Requiem: Hoofdstuk 16
Hij had al vijf kopjes thee of yunomi ocha uit de kyûsu, de typische Japanse theepot gegoten. Zijn keuze viel zoals altijd op de voor hem lekkerste theesoort, de gyokuro. Een thee die water vereiste van rond de 55 graden Celcius, veel minder heet dan andere soorten. Vijf kopjes was voor hem niet echt veel. Thee was voor hem telkens weer een nieuwe ontdekking. Ergens binnen in zijn hoofd, in een kamer die nauwelijks toegankelijk was klonk soms een ander woord door. Iets anders dan thee, zuiders en zwart, zo zwart als de zielen van de zondaars. Hij las het woord koffie in zijn gedachten en het zei hem helemaal niets, hij zou er nooit van proeven. Cha, het Japanse woord voor thee vooraan verlengd met de o betekende letterlijk en figuurlijk voor hem ‘uw eerbiedwaardige thee’. Hij kon er niet genoeg van krijgen.
Zonder het te beseffen wist hij niet waar hij deze feiten ooit had geleerd, maar blijkbaar kon hij veel omtrent thee en het theezetten vertellen. De feiten doken zomaar op uit zijn geheugen. Een van die feiten was dat vele theesoorten meestal van dezelfde plant kwamen, namelijk de Camelia Sinensis en dat de verschillende variëteiten ontstonden door de hoeveelheid zon die de plant kreeg. Ook de pluk van de blaadjes in diverse seizoenen kon juist om die reden een proefbaar smaakverschil doen ontstaan. Zelfs ná de pluk konden bij de fermentatie, een enzymatisch oxidatieproces, nog verschillen in de smaak optreden en dit naargelang de hoeveelheid sappen die men uit de blaadjes haalde. De fermentatie werd gestopt door de ketel waarin alles gebeurt te verhitten of er stoom aan toe te voegen.
Maar dat was nog niet alles. Wanneer men dit in een vroeg stadium deed, bekwam men de ‘sencha’, een zeer lichte gefermenteerde thee. Men had ook nog de ‘bancha’ waarbij de blaadjes in de nazomer werden geplukt. Deze thee is dan ook meestal een minder geapprecieerde soort. De gyokuro daarentegen, een duurdere theesoort, waarvan de plant het best gedijde in de schaduw of in een minder lichtrijke omgeving en waarvan de eerste blaadjes van de lenteoogst werd gebruikt, was zijn persoonlijke favoriet.
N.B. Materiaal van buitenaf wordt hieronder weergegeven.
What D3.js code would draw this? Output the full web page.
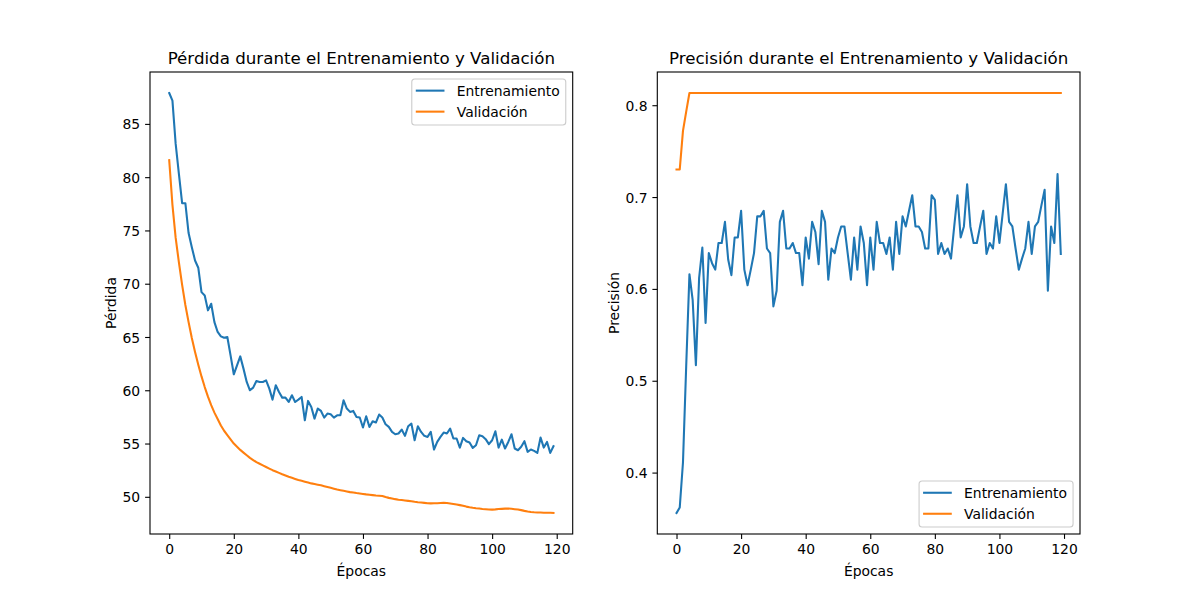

Voor deze soort gebruikte je meestal twee eetlepels blaadjes op een hoeveelheid van 120 milliliter water, maar je kon met dezelfde hoeveelheid theeblaadjes meerdere malen thee zetten. Je had ook ‘genmaicha’ een mengsel van theeblaadjes en geroosterde bruine rijst en ‘hôjicha’ een soort die bestond uit theeblaadjes die men roostert. Voor de Japanse theeceremonie, bij iedereen welbekend, werd echter een soort poederthee gebruikt. Men heette deze ‘matcha’. Allemaal ronkende namen die voor hem als het ware geen geheimen meer hadden.